** begin Provided material **

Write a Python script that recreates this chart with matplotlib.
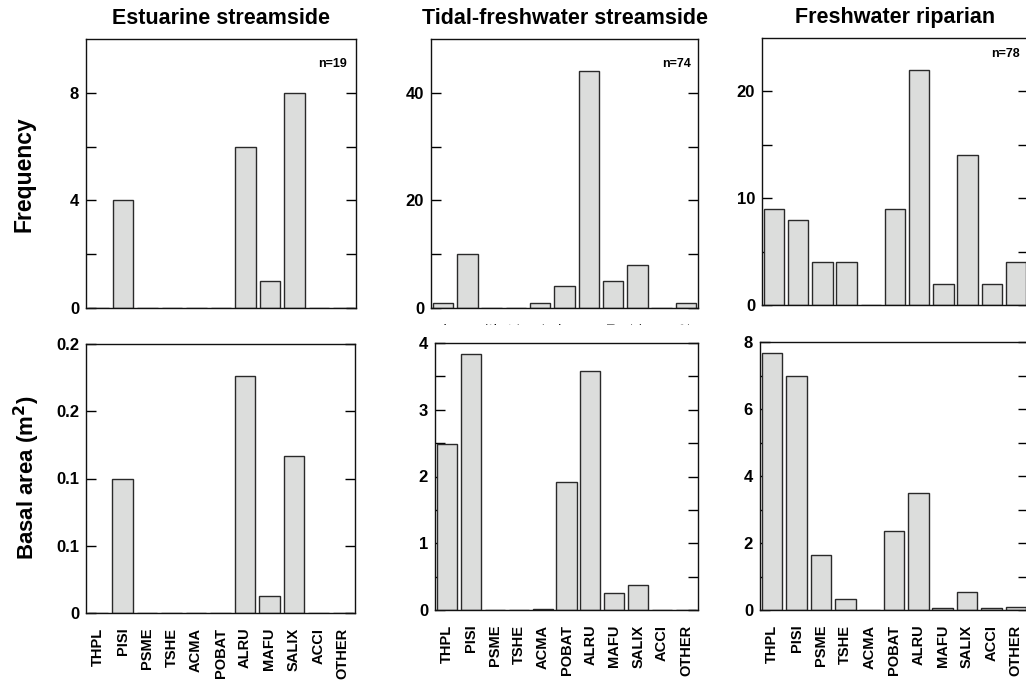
import matplotlib
matplotlib.use("Agg")
import matplotlib.pyplot as plt
from matplotlib.patches import Rectangle

plt.rcParams['font.family'] = ['Liberation Sans', 'DejaVu Sans']
plt.rcParams['font.weight'] = 'bold'

species = ['THPL', 'PISI', 'PSME', 'TSHE', 'ACMA', 'POBAT',
           'ALRU', 'MAFU', 'SALIX', 'ACCI', 'OTHER']

titles = ['Estuarine streamside', 'Tidal-freshwater streamside', 'Freshwater riparian']
n_labels = ['n=19', 'n=74', 'n=78']

# stem counts per species
freq_estuarine = [0, 4, 0, 0, 0, 0, 6, 1, 8, 0, 0]
freq_tidal = [1, 10, 0, 0, 1, 4, 44, 5, 8, 0, 1]
freq_fresh = [9, 8, 4, 4, 0, 9, 22, 2, 14, 2, 4]

# basal area per species (m2)
basal_estuarine = [0, 0.100, 0, 0, 0, 0, 0.176, 0.013, 0.117, 0, 0]
basal_tidal = [2.48, 3.83, 0, 0, 0.02, 1.92, 3.58, 0.26, 0.37, 0, 0.005]
basal_fresh = [7.66, 6.98, 1.65, 0.32, 0, 2.37, 3.49, 0.06, 0.54, 0.06, 0.10]

basal_est_ticks = [0, 0.05, 0.1, 0.15, 0.2]
basal_est_ticklabels = ['0', '0.1', '0.1', '0.2', '0.2']

W, H = 1026, 681
fig = plt.figure(figsize=(W / 100, H / 100), dpi=100)


def add_ax(left, top, right, bottom, z):
    return fig.add_axes([left / W, 1 - bottom / H, (right - left) / W, (bottom - top) / H], zorder=z)


def style(ax, ylim, major, minor=None):
    x = range(len(species))
    ax.set_xlim(-0.5, len(species) - 0.5)
    ax.set_ylim(*ylim)
    ax.set_xticks(list(x))
    ax.set_yticks(major)
    if minor is not None:
        ax.set_yticks(minor, minor=True)
    ax.tick_params(axis='y', which='both', direction='in', left=True, right=True,
                   length=7, width=1, labelsize=12, pad=5)
    ax.tick_params(axis='x', length=0)
    for s in ax.spines.values():
        s.set_linewidth(1.0)
        s.set_color('#111111')


def bars(ax, vals):
    ax.bar(range(len(species)), vals, width=0.84, color='#dcdddc',
           edgecolor='#2a2a2a', linewidth=1.0, zorder=2)


# top row: frequency
ax1 = add_ax(86, 39, 356, 308, 0)
ax2 = add_ax(431, 39, 698, 308, 0)
ax3 = add_ax(762, 38, 1028, 305, 0)
# bottom row: basal area
ax4 = add_ax(86, 344, 355, 613, 2)
ax5 = add_ax(435, 343, 698, 610, 2)
ax6 = add_ax(760, 342, 1028, 610, 2)

bars(ax1, freq_estuarine)
bars(ax2, freq_tidal)
bars(ax3, freq_fresh)
bars(ax4, basal_estuarine)
bars(ax5, basal_tidal)
bars(ax6, basal_fresh)

style(ax1, (0, 10), [0, 4, 8], [2, 6])
style(ax2, (0, 50), [0, 20, 40], [10, 30])
style(ax3, (0, 25), [0, 10, 20], [5, 15])
style(ax4, (0, 0.2), basal_est_ticks)
ax4.set_yticklabels(basal_est_ticklabels)
style(ax5, (0, 4), [0, 1, 2, 3, 4], [0.5, 1.5, 2.5, 3.5])
style(ax6, (0, 8), [0, 2, 4, 6, 8], [1, 3, 5, 7])

for ax in (ax1, ax3):
    ax.set_xticklabels([])
ax2.set_xticklabels(species, rotation=90, fontsize=10.5)
ax2.tick_params(axis='x', pad=10.0)
for ax in (ax4, ax5, ax6):
    ax.set_xticklabels(species, rotation=90, fontsize=10.5)
    ax.tick_params(axis='x', pad=10.5)

# white band hiding the upper row's species labels
fig.add_artist(Rectangle((0, 1 - 390 / H), 1, (390 - 324.5) / H,
                         transform=fig.transFigure, facecolor='white',
                         edgecolor='none', zorder=1))

for ax, t in zip((ax1, ax2, ax3), titles):
    ax.set_title(t, fontsize=15.5, fontweight='bold', pad=11)

ax1.text(0.967, 0.908, n_labels[0], transform=ax1.transAxes, ha='right', va='center', fontsize=9)
ax2.text(0.973, 0.908, n_labels[1], transform=ax2.transAxes, ha='right', va='center', fontsize=9)
ax3.text(0.970, 0.940, n_labels[2], transform=ax3.transAxes, ha='right', va='center', fontsize=9)

fig.text(24 / W, 1 - 174 / H, 'Frequency', rotation=90, ha='center', va='center',
         fontsize=16.5, fontweight='bold')
fig.text(27 / W, 1 - 478 / H, 'Basal area (m$^\\mathbf{2}$)', rotation=90, ha='center',
         va='center', fontsize=16, fontweight='bold')

fig.savefig('out.png', dpi=100)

** end Provided material **

Make an exact reproduction of the listing above, without any pictures.

> **Solution**:
Write a Python script that recreates this chart with matplotlib.
import matplotlib
matplotlib.use("Agg")
import matplotlib.pyplot as plt
from matplotlib.patches import Rectangle

plt.rcParams['font.family'] = ['Liberation Sans', 'DejaVu Sans']
plt.rcParams['font.weight'] = 'bold'

species = ['THPL', 'PISI', 'PSME', 'TSHE', 'ACMA', 'POBAT',
           'ALRU', 'MAFU', 'SALIX', 'ACCI', 'OTHER']

titles = ['Estuarine streamside', 'Tidal-freshwater streamside', 'Freshwater riparian']
n_labels = ['n=19', 'n=74', 'n=78']

# stem counts per species
freq_estuarine = [0, 4, 0, 0, 0, 0, 6, 1, 8, 0, 0]
freq_tidal = [1, 10, 0, 0, 1, 4, 44, 5, 8, 0, 1]
freq_fresh = [9, 8, 4, 4, 0, 9, 22, 2, 14, 2, 4]

# basal area per species (m2)
basal_estuarine = [0, 0.100, 0, 0, 0, 0, 0.176, 0.013, 0.117, 0, 0]
basal_tidal = [2.48, 3.83, 0, 0, 0.02, 1.92, 3.58, 0.26, 0.37, 0, 0.005]
basal_fresh = [7.66, 6.98, 1.65, 0.32, 0, 2.37, 3.49, 0.06, 0.54, 0.06, 0.10]

basal_est_ticks = [0, 0.05, 0.1, 0.15, 0.2]
basal_est_ticklabels = ['0', '0.1', '0.1', '0.2', '0.2']

W, H = 1026, 681
fig = plt.figure(figsize=(W / 100, H / 100), dpi=100)


def add_ax(left, top, right, bottom, z):
    return fig.add_axes([left / W, 1 - bottom / H, (right - left) / W, (bottom - top) / H], zorder=z)


def style(ax, ylim, major, minor=None):
    x = range(len(species))
    ax.set_xlim(-0.5, len(species) - 0.5)
    ax.set_ylim(*ylim)
    ax.set_xticks(list(x))
    ax.set_yticks(major)
    if minor is not None:
        ax.set_yticks(minor, minor=True)
    ax.tick_params(axis='y', which='both', direction='in', left=True, right=True,
                   length=7, width=1, labelsize=12, pad=5)
    ax.tick_params(axis='x', length=0)
    for s in ax.spines.values():
        s.set_linewidth(1.0)
        s.set_color('#111111')


def bars(ax, vals):
    ax.bar(range(len(species)), vals, width=0.84, color='#dcdddc',
           edgecolor='#2a2a2a', linewidth=1.0, zorder=2)


# top row: frequency
ax1 = add_ax(86, 39, 356, 308, 0)
ax2 = add_ax(431, 39, 698, 308, 0)
ax3 = add_ax(762, 38, 1028, 305, 0)
# bottom row: basal area
ax4 = add_ax(86, 344, 355, 613, 2)
ax5 = add_ax(435, 343, 698, 610, 2)
ax6 = add_ax(760, 342, 1028, 610, 2)

bars(ax1, freq_estuarine)
bars(ax2, freq_tidal)
bars(ax3, freq_fresh)
bars(ax4, basal_estuarine)
bars(ax5, basal_tidal)
bars(ax6, basal_fresh)

style(ax1, (0, 10), [0, 4, 8], [2, 6])
style(ax2, (0, 50), [0, 20, 40], [10, 30])
style(ax3, (0, 25), [0, 10, 20], [5, 15])
style(ax4, (0, 0.2), basal_est_ticks)
ax4.set_yticklabels(basal_est_ticklabels)
style(ax5, (0, 4), [0, 1, 2, 3, 4], [0.5, 1.5, 2.5, 3.5])
style(ax6, (0, 8), [0, 2, 4, 6, 8], [1, 3, 5, 7])

for ax in (ax1, ax3):
    ax.set_xticklabels([])
ax2.set_xticklabels(species, rotation=90, fontsize=10.5)
ax2.tick_params(axis='x', pad=10.0)
for ax in (ax4, ax5, ax6):
    ax.set_xticklabels(species, rotation=90, fontsize=10.5)
    ax.tick_params(axis='x', pad=10.5)

# white band hiding the upper row's species labels
fig.add_artist(Rectangle((0, 1 - 390 / H), 1, (390 - 324.5) / H,
                         transform=fig.transFigure, facecolor='white',
                         edgecolor='none', zorder=1))

for ax, t in zip((ax1, ax2, ax3), titles):
    ax.set_title(t, fontsize=15.5, fontweight='bold', pad=11)

ax1.text(0.967, 0.908, n_labels[0], transform=ax1.transAxes, ha='right', va='center', fontsize=9)
ax2.text(0.973, 0.908, n_labels[1], transform=ax2.transAxes, ha='right', va='center', fontsize=9)
ax3.text(0.970, 0.940, n_labels[2], transform=ax3.transAxes, ha='right', va='center', fontsize=9)

fig.text(24 / W, 1 - 174 / H, 'Frequency', rotation=90, ha='center', va='center',
         fontsize=16.5, fontweight='bold')
fig.text(27 / W, 1 - 478 / H, 'Basal area (m$^\\mathbf{2}$)', rotation=90, ha='center',
         va='center', fontsize=16, fontweight='bold')

fig.savefig('out.png', dpi=100)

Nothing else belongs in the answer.